DATASET CONTENT
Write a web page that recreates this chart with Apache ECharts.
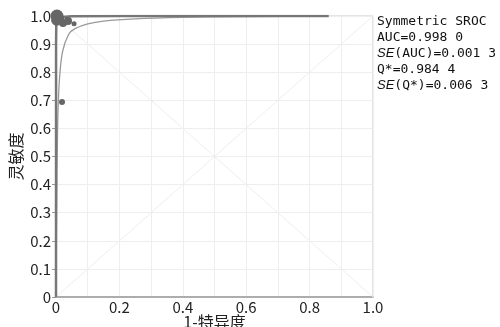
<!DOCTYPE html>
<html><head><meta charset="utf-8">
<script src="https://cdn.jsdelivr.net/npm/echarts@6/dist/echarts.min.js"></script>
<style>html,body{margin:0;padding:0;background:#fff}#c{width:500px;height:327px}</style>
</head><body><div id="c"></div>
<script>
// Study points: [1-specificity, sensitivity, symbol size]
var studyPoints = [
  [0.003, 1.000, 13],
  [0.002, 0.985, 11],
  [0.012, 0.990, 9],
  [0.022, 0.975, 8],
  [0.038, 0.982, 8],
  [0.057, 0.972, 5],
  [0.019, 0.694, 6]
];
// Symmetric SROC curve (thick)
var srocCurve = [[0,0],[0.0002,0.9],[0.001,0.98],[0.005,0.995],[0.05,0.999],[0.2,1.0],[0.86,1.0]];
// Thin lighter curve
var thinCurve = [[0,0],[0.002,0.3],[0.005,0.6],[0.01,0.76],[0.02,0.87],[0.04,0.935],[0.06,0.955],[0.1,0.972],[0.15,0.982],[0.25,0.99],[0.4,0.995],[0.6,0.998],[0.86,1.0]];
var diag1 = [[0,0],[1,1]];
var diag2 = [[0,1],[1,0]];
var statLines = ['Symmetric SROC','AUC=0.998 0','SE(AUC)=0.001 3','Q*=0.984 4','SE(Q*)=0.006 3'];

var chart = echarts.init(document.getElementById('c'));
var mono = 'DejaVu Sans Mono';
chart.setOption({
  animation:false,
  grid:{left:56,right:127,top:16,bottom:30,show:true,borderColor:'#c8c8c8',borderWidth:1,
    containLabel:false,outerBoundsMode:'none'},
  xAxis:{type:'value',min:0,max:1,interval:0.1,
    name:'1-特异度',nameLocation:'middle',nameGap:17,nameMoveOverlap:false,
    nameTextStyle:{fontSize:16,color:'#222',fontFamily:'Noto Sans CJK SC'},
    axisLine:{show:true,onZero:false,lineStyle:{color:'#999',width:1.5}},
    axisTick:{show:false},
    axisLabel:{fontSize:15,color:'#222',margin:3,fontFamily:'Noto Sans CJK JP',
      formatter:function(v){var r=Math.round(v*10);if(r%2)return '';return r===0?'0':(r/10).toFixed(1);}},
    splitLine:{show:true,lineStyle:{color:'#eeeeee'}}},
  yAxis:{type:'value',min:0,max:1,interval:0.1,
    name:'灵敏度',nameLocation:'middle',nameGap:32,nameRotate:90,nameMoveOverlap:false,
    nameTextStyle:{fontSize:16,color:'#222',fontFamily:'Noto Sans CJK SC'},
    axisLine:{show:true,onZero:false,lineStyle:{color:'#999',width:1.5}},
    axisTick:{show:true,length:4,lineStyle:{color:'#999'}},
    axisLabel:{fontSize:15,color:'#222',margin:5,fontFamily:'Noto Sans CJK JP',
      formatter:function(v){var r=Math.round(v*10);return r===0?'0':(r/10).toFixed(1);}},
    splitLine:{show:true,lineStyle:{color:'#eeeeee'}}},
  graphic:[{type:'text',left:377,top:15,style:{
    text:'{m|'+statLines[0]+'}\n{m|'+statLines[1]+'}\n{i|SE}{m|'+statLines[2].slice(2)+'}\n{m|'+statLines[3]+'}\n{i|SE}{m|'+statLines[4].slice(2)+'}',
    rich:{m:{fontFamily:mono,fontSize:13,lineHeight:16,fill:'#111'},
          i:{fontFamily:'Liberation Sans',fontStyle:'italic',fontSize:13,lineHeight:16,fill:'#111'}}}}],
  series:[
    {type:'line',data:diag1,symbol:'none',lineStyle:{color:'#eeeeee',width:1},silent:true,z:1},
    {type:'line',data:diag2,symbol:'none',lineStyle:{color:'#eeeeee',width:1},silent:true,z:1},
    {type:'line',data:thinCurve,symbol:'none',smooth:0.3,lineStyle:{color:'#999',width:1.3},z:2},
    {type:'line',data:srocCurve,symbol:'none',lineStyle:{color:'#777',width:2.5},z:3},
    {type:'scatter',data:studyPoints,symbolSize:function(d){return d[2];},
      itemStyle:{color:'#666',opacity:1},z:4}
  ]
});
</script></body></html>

THE PROBLEM
Transcribe the material exactly, leaving every picture out.

FINISHED EXERCISE
Write a web page that recreates this chart with Apache ECharts.
<!DOCTYPE html>
<html><head><meta charset="utf-8">
<script src="https://cdn.jsdelivr.net/npm/echarts@6/dist/echarts.min.js"></script>
<style>html,body{margin:0;padding:0;background:#fff}#c{width:500px;height:327px}</style>
</head><body><div id="c"></div>
<script>
// Study points: [1-specificity, sensitivity, symbol size]
var studyPoints = [
  [0.003, 1.000, 13],
  [0.002, 0.985, 11],
  [0.012, 0.990, 9],
  [0.022, 0.975, 8],
  [0.038, 0.982, 8],
  [0.057, 0.972, 5],
  [0.019, 0.694, 6]
];
// Symmetric SROC curve (thick)
var srocCurve = [[0,0],[0.0002,0.9],[0.001,0.98],[0.005,0.995],[0.05,0.999],[0.2,1.0],[0.86,1.0]];
// Thin lighter curve
var thinCurve = [[0,0],[0.002,0.3],[0.005,0.6],[0.01,0.76],[0.02,0.87],[0.04,0.935],[0.06,0.955],[0.1,0.972],[0.15,0.982],[0.25,0.99],[0.4,0.995],[0.6,0.998],[0.86,1.0]];
var diag1 = [[0,0],[1,1]];
var diag2 = [[0,1],[1,0]];
var statLines = ['Symmetric SROC','AUC=0.998 0','SE(AUC)=0.001 3','Q*=0.984 4','SE(Q*)=0.006 3'];

var chart = echarts.init(document.getElementById('c'));
var mono = 'DejaVu Sans Mono';
chart.setOption({
  animation:false,
  grid:{left:56,right:127,top:16,bottom:30,show:true,borderColor:'#c8c8c8',borderWidth:1,
    containLabel:false,outerBoundsMode:'none'},
  xAxis:{type:'value',min:0,max:1,interval:0.1,
    name:'1-特异度',nameLocation:'middle',nameGap:17,nameMoveOverlap:false,
    nameTextStyle:{fontSize:16,color:'#222',fontFamily:'Noto Sans CJK SC'},
    axisLine:{show:true,onZero:false,lineStyle:{color:'#999',width:1.5}},
    axisTick:{show:false},
    axisLabel:{fontSize:15,color:'#222',margin:3,fontFamily:'Noto Sans CJK JP',
      formatter:function(v){var r=Math.round(v*10);if(r%2)return '';return r===0?'0':(r/10).toFixed(1);}},
    splitLine:{show:true,lineStyle:{color:'#eeeeee'}}},
  yAxis:{type:'value',min:0,max:1,interval:0.1,
    name:'灵敏度',nameLocation:'middle',nameGap:32,nameRotate:90,nameMoveOverlap:false,
    nameTextStyle:{fontSize:16,color:'#222',fontFamily:'Noto Sans CJK SC'},
    axisLine:{show:true,onZero:false,lineStyle:{color:'#999',width:1.5}},
    axisTick:{show:true,length:4,lineStyle:{color:'#999'}},
    axisLabel:{fontSize:15,color:'#222',margin:5,fontFamily:'Noto Sans CJK JP',
      formatter:function(v){var r=Math.round(v*10);return r===0?'0':(r/10).toFixed(1);}},
    splitLine:{show:true,lineStyle:{color:'#eeeeee'}}},
  graphic:[{type:'text',left:377,top:15,style:{
    text:'{m|'+statLines[0]+'}\n{m|'+statLines[1]+'}\n{i|SE}{m|'+statLines[2].slice(2)+'}\n{m|'+statLines[3]+'}\n{i|SE}{m|'+statLines[4].slice(2)+'}',
    rich:{m:{fontFamily:mono,fontSize:13,lineHeight:16,fill:'#111'},
          i:{fontFamily:'Liberation Sans',fontStyle:'italic',fontSize:13,lineHeight:16,fill:'#111'}}}}],
  series:[
    {type:'line',data:diag1,symbol:'none',lineStyle:{color:'#eeeeee',width:1},silent:true,z:1},
    {type:'line',data:diag2,symbol:'none',lineStyle:{color:'#eeeeee',width:1},silent:true,z:1},
    {type:'line',data:thinCurve,symbol:'none',smooth:0.3,lineStyle:{color:'#999',width:1.3},z:2},
    {type:'line',data:srocCurve,symbol:'none',lineStyle:{color:'#777',width:2.5},z:3},
    {type:'scatter',data:studyPoints,symbolSize:function(d){return d[2];},
      itemStyle:{color:'#666',opacity:1},z:4}
  ]
});
</script></body></html>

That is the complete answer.